Die in diesem von großen wirtschaftlichen Rückschlägen betroffenen Ort Braddock befindlichen Carrie Furnace Hochöfen erweckten das Drehbuch zum Leben und bilden auch den eindeutigen Bezug zum Originaltitel "Out of the Furnace". Der deutsche Titel "Auge um Auge" erweist sich deshalb als problematisch, da er den Fokus auf einen ganz anderen Aspekt des Filmes richtet, nämlich die Vergeltung von Russell für das seinem Bruder Rodney zugefügte Übel.
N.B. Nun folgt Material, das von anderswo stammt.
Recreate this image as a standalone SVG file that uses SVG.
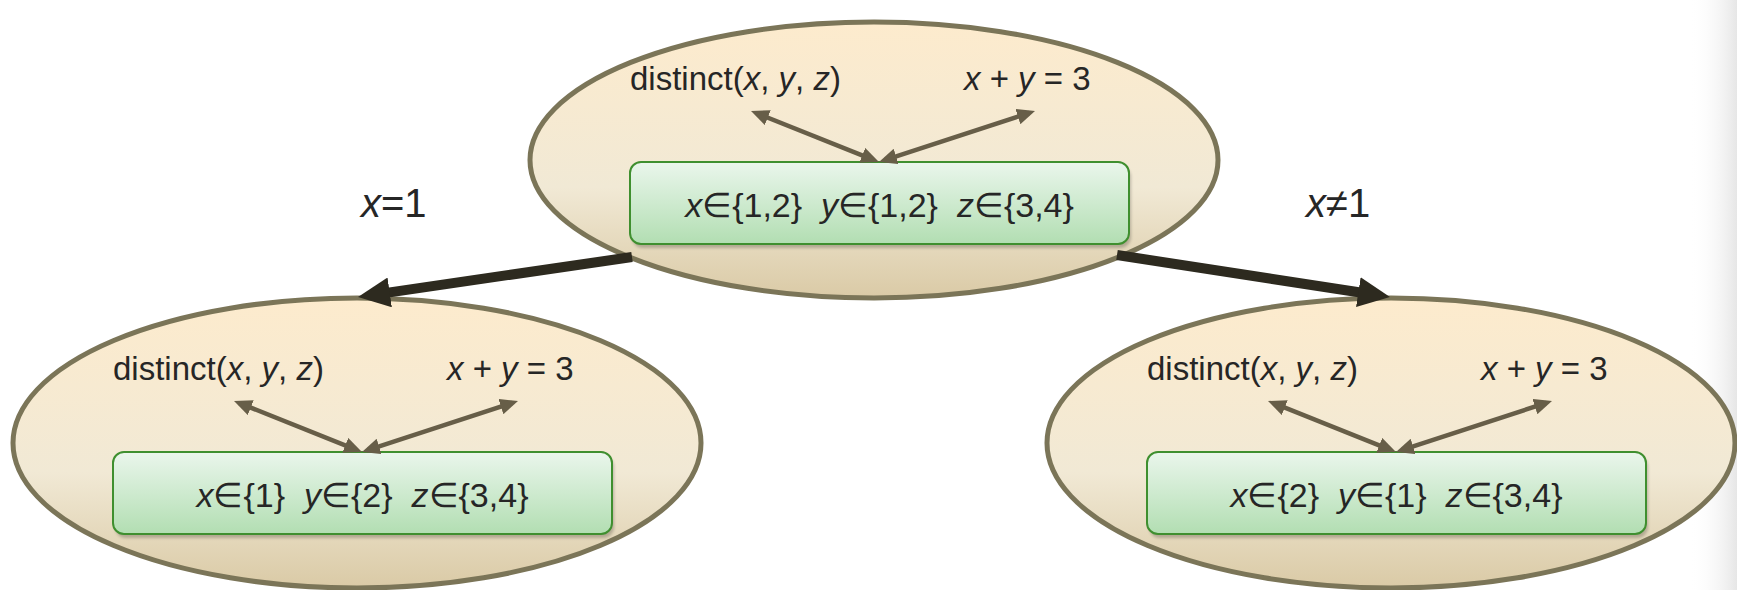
<svg xmlns="http://www.w3.org/2000/svg" width="1737" height="590" viewBox="0 0 1737 590">
<defs>
<linearGradient id="ellFill" x1="0" y1="0" x2="0" y2="1">
<stop offset="0" stop-color="#fdebcd"/>
<stop offset="0.6" stop-color="#f1e9d5"/>
<stop offset="1" stop-color="#dacaa6"/>
</linearGradient>
<linearGradient id="boxFill" x1="0" y1="0" x2="0" y2="1">
<stop offset="0" stop-color="#eaf6ec"/>
<stop offset="1" stop-color="#b2deb2"/>
</linearGradient>
<linearGradient id="edgeShade" x1="0" y1="0" x2="1" y2="0">
<stop offset="0" stop-color="#ffffff" stop-opacity="0"/>
<stop offset="1" stop-color="#e6e6e6"/>
</linearGradient>
<filter id="shadow" x="-5%" y="-20%" width="110%" height="150%">
<feGaussianBlur stdDeviation="1.5"/>
</filter>
<marker id="bigHead" markerUnits="userSpaceOnUse" viewBox="0 0 32 30" refX="12" refY="15" markerWidth="32" markerHeight="30" orient="auto">
<path d="M0,0 L32,15 L0,30 z" fill="#2d2a1f"/>
</marker>
<marker id="smallHead" markerUnits="userSpaceOnUse" viewBox="0 0 18 16" refX="12" refY="8" markerWidth="18" markerHeight="16" orient="auto-start-reverse">
<path d="M0,0 L18,8 L0,16 z" fill="#675e48"/>
</marker>
</defs>
<style>
.ell{fill:url(#ellFill);stroke:#7b7558;stroke-width:5}
.box{fill:url(#boxFill);stroke:#3f8f2f;stroke-width:2}
.shd{fill:#000;opacity:0.22;filter:url(#shadow)}
.t{font-family:"Liberation Sans",Arial,sans-serif;fill:#262626;white-space:pre}
.c{font-size:33px}
.d{font-size:34px}
.lab{font-size:40px}
.i{font-style:italic}
.big{fill:none;stroke:#2d2a1f;stroke-width:10;marker-end:url(#bigHead)}
.small{fill:none;stroke:#675e48;stroke-width:4.5;marker-start:url(#smallHead);marker-end:url(#smallHead)}
</style>
<rect x="1690" y="0" width="47" height="590" fill="url(#edgeShade)"/>

<g id="node-root" transform="translate(630,162)">
<ellipse class="ell" cx="244" cy="-2" rx="344" ry="138"/>
<text class="t c" x="0" y="-72">distinct(<tspan class="i">x</tspan>, <tspan class="i">y</tspan>, <tspan class="i">z</tspan>)</text>
<text class="t c" x="334" y="-72"><tspan class="i">x</tspan> + <tspan class="i">y</tspan> = 3</text>
<g id="root-domains">
<rect class="shd" x="2" y="4" width="499" height="82" rx="11"/>
<rect class="box" x="0" y="0" width="499" height="82" rx="11"/>
<text class="t d" x="249.5" y="55" text-anchor="middle"><tspan class="i">x</tspan>∈{1,2}  <tspan class="i">y</tspan>∈{1,2}  <tspan class="i">z</tspan>∈{3,4}</text>
</g>
</g>

<g id="node-left" transform="translate(113,452)">
<ellipse class="ell" cx="244" cy="-9" rx="344" ry="145"/>
<text class="t c" x="0" y="-72">distinct(<tspan class="i">x</tspan>, <tspan class="i">y</tspan>, <tspan class="i">z</tspan>)</text>
<text class="t c" x="334" y="-72"><tspan class="i">x</tspan> + <tspan class="i">y</tspan> = 3</text>
<g id="left-domains">
<rect class="shd" x="2" y="4" width="499" height="82" rx="11"/>
<rect class="box" x="0" y="0" width="499" height="82" rx="11"/>
<text class="t d" x="249.5" y="55" text-anchor="middle"><tspan class="i">x</tspan>∈{1}  <tspan class="i">y</tspan>∈{2}  <tspan class="i">z</tspan>∈{3,4}</text>
</g>
</g>

<g id="node-right" transform="translate(1147,452)">
<ellipse class="ell" cx="244" cy="-9" rx="344" ry="145"/>
<text class="t c" x="0" y="-72">distinct(<tspan class="i">x</tspan>, <tspan class="i">y</tspan>, <tspan class="i">z</tspan>)</text>
<text class="t c" x="334" y="-72"><tspan class="i">x</tspan> + <tspan class="i">y</tspan> = 3</text>
<g id="right-domains">
<rect class="shd" x="2" y="4" width="499" height="82" rx="11"/>
<rect class="box" x="0" y="0" width="499" height="82" rx="11"/>
<text class="t d" x="249.5" y="55" text-anchor="middle"><tspan class="i">x</tspan>∈{2}  <tspan class="i">y</tspan>∈{1}  <tspan class="i">z</tspan>∈{3,4}</text>
</g>
</g>

<g id="connectors">
<line class="big" x1="632" y1="257" x2="377.8" y2="294.1"/>
<line class="big" x1="1117" y1="255" x2="1370.2" y2="294"/>
<text class="t lab" x="361" y="217"><tspan class="i">x</tspan>=1</text>
<text class="t lab" x="1306" y="217"><tspan class="i">x</tspan>≠1</text>
<g transform="translate(630,162)">
<line class="small" x1="126.6" y1="-48.8" x2="243.4" y2="-2.2"/>
<line class="small" x1="399.3" y1="-49.1" x2="254.7" y2="-1.9"/>
</g>
<g transform="translate(113,452)">
<line class="small" x1="126.6" y1="-48.8" x2="243.4" y2="-2.2"/>
<line class="small" x1="399.3" y1="-49.1" x2="254.7" y2="-1.9"/>
</g>
<g transform="translate(1147,452)">
<line class="small" x1="126.6" y1="-48.8" x2="243.4" y2="-2.2"/>
<line class="small" x1="399.3" y1="-49.1" x2="254.7" y2="-1.9"/>
</g>
</g>
</svg>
Der den Menschen in der im Niedergang befindlichen Stahlindustrie gewidmete Film über Loyalität und amerikanische Werte beackert so viele gesellschaftliche Problemzonen gleichzeitig, dass er locker noch zig weitere Titel hätte rechtfertigen können. Die Heimkehr des Kriegsveteranen, die Arbeiter in der Stahlindustrie, die gesetzlose soziale Unterschicht in den Bergen, die machtlose Polizei, die Beziehung geht zu Bruch und der Vater stirbt während Russells Knastaufenthaltes und, und, und. Die schauspielerischen Leistungen sind grandios, allen voran von Christian Bale, Casey Affleck und den angsteinflößend von Woody Harrelson gespielten Soziopathen DeGroat. Die dramaturgische Umsetzung hingegen wirkt unentschlossen und so zaghaft, als wäre man um eine kunstvolle Gestaltung im Stile eines Indie-Filmes bemüht. Zudem ist die bewusste Entschleunigung in der Erzählung für die von einem Thriller zu erwartende Spannung eher hinderlich. Dadurch erlebt man in den gut zwei Stunden ein durchaus sehr authentisches Drama mit Puzzleteilen herausragendem schauspielerischen Könnens, das im Gesamtbild aber den Blick auf ein Meisterwerk verwehrt.
Christian Bale tritt mit einer beeindruckenden Leistung aus den Hochöfen hervor, steht aber letztendlich einem nicht ganz aufgehenden erzählerischen Konzept machtlos "Auge um Auge" gegenüber.